OKANOGAN - Voters sent local school districts a Valentine's present Tuesday, Feb. 14 approving Maintenance and Operations Levies by well...

OKANOGAN – Voters sent local school districts a Valentine’s present Tuesday, Feb. 14 approving Maintenance and Operations Levies by well over the margins needed to pass.

In order to approve the levies they must receive at least 50 percent of the votes in favor. In Oroville’s case, the voters gave a resounding “yes” with a supermajority of 63.55 percent with 727 votes in favor and in Tonasket it was 59.38 percent with 1,133 for the issue, according to the unofficial election day tally. Nespelem voters knocked it out of the park with 68.80 percent; Okanogan, 65.12 percent; Brewster, 65.29 percent; Pateros, 58.23 percent and Omak, 55.67 percent.

The total number of ballots counted for all the elections in the county was 7,915, or nearly 50 percent voter turnout. The election certification date is scheduled for Tuesday, Feb. 28, 2012, according to the Okanogan County Auditor’s office.

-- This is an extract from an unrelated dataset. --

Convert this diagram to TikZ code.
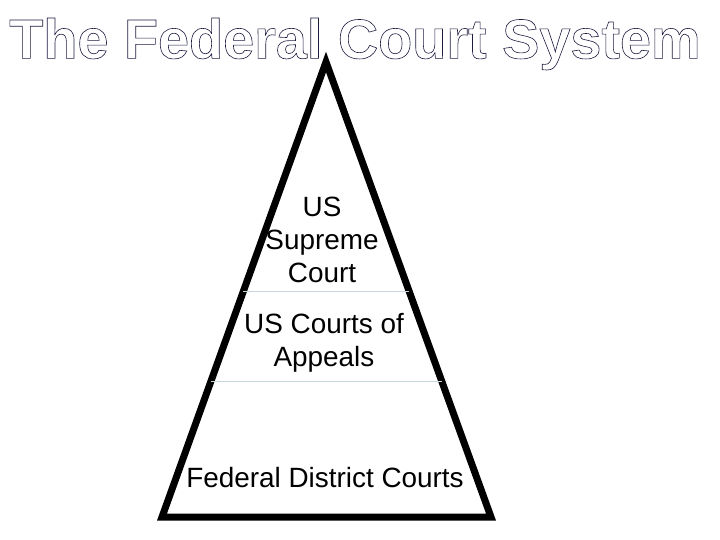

The money for the Tonasket and Oroville School levies will be collected from property taxpayers in calendar years 2013 and 2014. The Oroville School District asked for $1,497,371 which will be collected at a rate of $2.46 per $1000 in assessed property valuation. The levy money is equal to about 23 percent of the district’s budget. Tonasket asked for a $1,150,000 replacement levy at a collection rate of $2.57 per $1000 in assessed property value, slightly up from the $2.22 per $1000 collected last time. The district also stands to receive over $600,000 in additional levy equalization funds from the state depending upon what the state does to address the current budget crisis. Oroville lost levy equalization monies after the property valuation in the district went up considerably following a new construction and building boom a few years back. However, since the economic downturn in the country, total property values within the school district have decreased somewhat, yet not enough for the district to again qualify for levy equalization monies.

Levy moneys go to support both academic and extra-curricular programs, curriculum adoption, personnel, supplies and many other things that the state does not fund or only partially funds.

By law, if approved, the districts can only collect the amount approved by the voters – if the property valuations increase or decrease that amount stays the same.